The stern old Davanzati palace is more like a huge tower intended for defence than a house to live in. The fine doorway, with Donatello’s magnificent coat-of-arms high above it, leads into a curiously-shaped courtyard, from which a covered staircase zigzags from one balcony to another up to the loggia at the summit. The palazzo is a splendid example of the architecture of the XIVth century, but who designed it is not known. Sadly defaced by shops which crowd the ground floor it has an air of squalor, which, however, does not detract from its massive grandeur. The Davanzati built their palace on the site of houses and towers which belonged to the ancient and powerful family of the Bostichi, who had already fallen from their high estate before Dante wrote. Later, Bernardo Davanzati, the translator of Tacitus, added their name to his own, and attempted to claim an illusory descent from them. He might have been satisfied with going back to his gallant ancestor Davanzato, who fought in the ranks of the Guelphs at Monteperti in 1260. His son Lottieri was five times a Prior, thrice one of the Buonomini, and thrice Gonfalonier of his quarter; while forty-four of the family sat at various times as Priors in the Palazzo de’ Signori. Niccolò Davanzati founded the beautiful convent of Doccia on the slopes of Fiesole in 1413,[31] and he probably also built this fine palace.

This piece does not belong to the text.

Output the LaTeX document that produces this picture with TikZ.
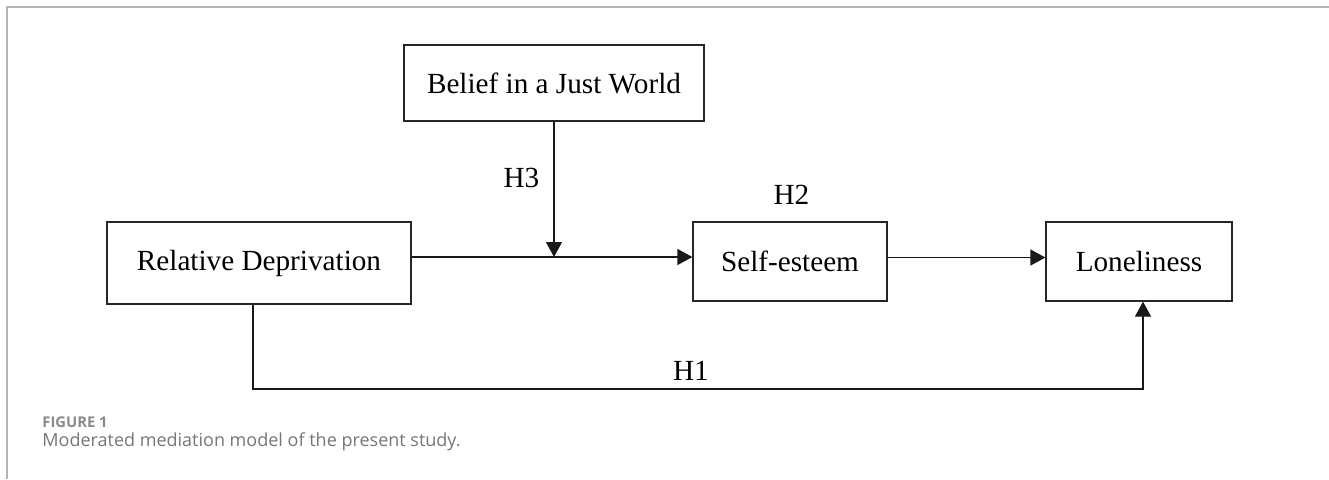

COURTYARD OF PALAZZO DAVANZATI.
The Davanzati must have been a clear-headed, well-spoken race, as their name often appears among the ambassadors sent by Florence to other states. In 1434 Giuliano, the son of Niccolò, “a strong man with a fluent tongue,” Ammirato calls him, came to great honour. He was Gonfalonier of Justice when Eugenius III. consecrated the cathedral of Sta. Maria del Fiore, and during the service the Pope dubbed him a Knight of the Golden Spur with his own hands. In memory of this a shield with the arms of the Pope was placed, and still exists, on the central pillar in the courtyard, with Ex privilegio Eugenii III. D. Julianus Davanzati eques inscribed below the coat-of-arms. Three of the family—Giovanni, who fought at Poppi against the Prince of Orange in 1529, his brother Piero, who was one of the Two Hundred in 1532, and Antonfrancesco, son of Giuliano, who was charged to provide funds for provisioning the besieged city—were zealous patriots. The latter was banished and died no one knows where, leaving his wife, Lucrezia Ginori, with a little son, to whom, perceiving his uncommon intelligence, “as fertile land left uncultivated produces more weeds than sterile soil,” she gave an excellent education. Bernardo was put into the bank when a lad, but devoted all the time he could spare from business to classical and economic studies, and at eighteen was already a member of the Academy of Florence.
Grazzini, better known as Lasca, one of the founders of the Academy, quarrelled with his fellow-academicians and wrote a sarcastic poem, in which young Bernardo Davanzati is the only member he does not abuse.
“Quel garzonetto non ha’n corpo fiele;
Poi fa si belle e si dotte orazioni,
Che chi non l’ama e ben goffo e crudele.